Ale nie wszystko jest tak idealne. – Firmy korzystające z wolnego dostępu do sieci kolejowej obsługują jedynie trasy krajowe, ale prawdziwa konkurencja przydałaby się na trasach międzynarodowych – mówi Mark Smith, założyciel strony internetowej o tematyce kolejowej (seat61.com).

Z drugiej strony, rozbicie monopolu krajowych przewoźników w UE doprowadziło do rozdrobnienia europejskiej sieci kolejowej, przez co pasażerowie podróżujący pociągami po starym kontynencie zmuszeni są kupować tuziny różnorodnych biletów od różnych firm.

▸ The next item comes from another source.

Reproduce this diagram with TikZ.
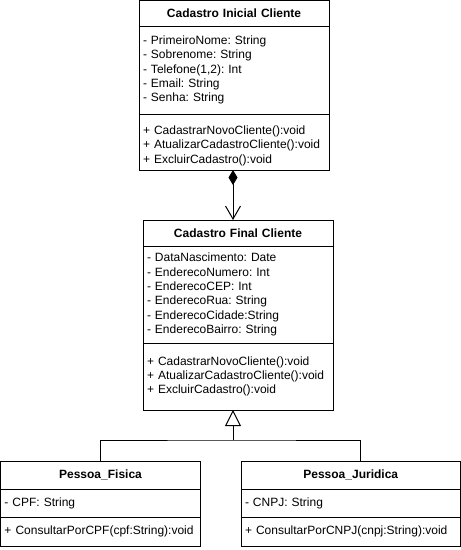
\documentclass[tikz,border=0pt]{standalone}
\usepackage{fontspec}
\setmainfont{Liberation Sans}
\usetikzlibrary{arrows.meta, positioning}
\frenchspacing

\begin{document}
\begin{tikzpicture}[x=1pt, y=-1pt, line width=1pt,
  secao/.style={draw, outer sep=0pt, inner sep=0pt, inner xsep=4pt, text width=#1,
    align=left, font=\fontsize{12}{14.3}\selectfont},
  titulo/.style={secao=#1, align=center, font=\fontsize{12}{14.3}\selectfont\bfseries},
  compoe/.style={{Diamond[length=15pt, width=9pt]}-{Straight Barb[length=13pt, width=15pt]}},
  herda/.style={{Triangle[open, length=16pt, width=16pt]}-}]
\useasboundingbox (0,0) rectangle (461,550);

% classe de cima
\node[titulo=182pt, minimum height=25.5pt, anchor=north west] (inicialh) at (139,0.5) {Cadastro Inicial Cliente};
\node[secao=182pt, minimum height=88pt, below=0pt of inicialh] (inicialatr) {- PrimeiroNome: String\\- Sobrenome: String\\- Telefone(1,2): Int\\- Email: String\\- Senha: String};
\node[secao=182pt, minimum height=56pt, below=0pt of inicialatr] (inicialmet) {\rule{0pt}{16pt}+ CadastrarNovoCliente():void\\+ AtualizarCadastroCliente():void\\+ ExcluirCadastro():void};

% classe do meio
\node[titulo=182pt, minimum height=26pt, anchor=north west] (finalh) at (143,220) {Cadastro Final Cliente};
\node[secao=182pt, minimum height=97pt, below=0pt of finalh] (finalatr) {- DataNascimento: Date\\- EnderecoNumero: Int\\- EnderecoCEP: Int\\- EnderecoRua: String\\- EnderecoCidade:String\\- EnderecoBairro: String};
\node[secao=182pt, minimum height=67pt, below=0pt of finalatr] (finalmet) {+ CadastrarNovoCliente():void\\+ AtualizarCadastroCliente():void\\+ ExcluirCadastro():void};

% subclasses
\node[titulo=192pt, minimum height=28pt, anchor=north west] (fisicah) at (0.5,461) {Pessoa\_Fisica};
\node[secao=192pt, minimum height=28pt, below=0pt of fisicah] (fisicaatr) {- CPF: String};
\node[secao=192pt, minimum height=29pt, below=0pt of fisicaatr] (fisicamet) {+ ConsultarPorCPF(cpf:String):void};

\node[titulo=211.5pt, minimum height=28pt, anchor=north west] (juridicah) at (241,461) {Pessoa\_Juridica};
\node[secao=211.5pt, minimum height=28pt, below=0pt of juridicah] (juridicaatr) {- CNPJ: String};
\node[secao=211.5pt, minimum height=29pt, below=0pt of juridicaatr] (juridicamet) {+ ConsultarPorCNPJ(cnpj:String):void};

\coordinate (eixo) at (233,0);
\coordinate (juncao) at (233,440);
\coordinate (ramodir) at (360,440);

\draw[compoe] (inicialmet.south -| eixo) -- (finalh.north -| eixo); %composicao
\draw[herda] (finalmet.south -| eixo) -- (juncao); %heranca
\draw (fisicah.north) |- (juncao) -- (ramodir) -- (ramodir |- juridicah.north);

\end{tikzpicture}
\end{document}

Oto lista dziesięciu nieco mniej znanych europejskich operatorów kolejowych. Ze względu na złożoność ofert, pomijamy ceny biletów. Zależą one od wielu różnych czynników, takich jak choćby trasa, data rezerwacji, ale dla orientacji można przyjąć, iż bilet kolejowy w wagonie pierwszej klasy jest tańszy od biletu lotniczego z elastyczną datą.

1. Italo

Firma Italo dysponuje pociągami szybkobieżnymi AGV, które uchodzą za najnowocześniejsze w Europie. Warto jednak wspomnieć, że 20 procent udziałów w Italo posiada firma SNCF (koleje francuskie). Operator obsługuje przede wszystkim trasy prowadzące z północy na południe Włoch. Pociągi odjeżdżają z Turynu, Mediolanu i Wenecji, podążając przez Rzym do Neapolu i Salerno. Na każdej trasie kursuje nawet do 14 składów. Podróż z Mediolanu do Rzymu trwa trzy godziny, a z Florencji do Rzymu jedyne 81 minut. Stacje pośrednie (oprócz wspomnianego wcześniej Rzymu) znajdują się w Padwie, Bolonii, oraz Florencji.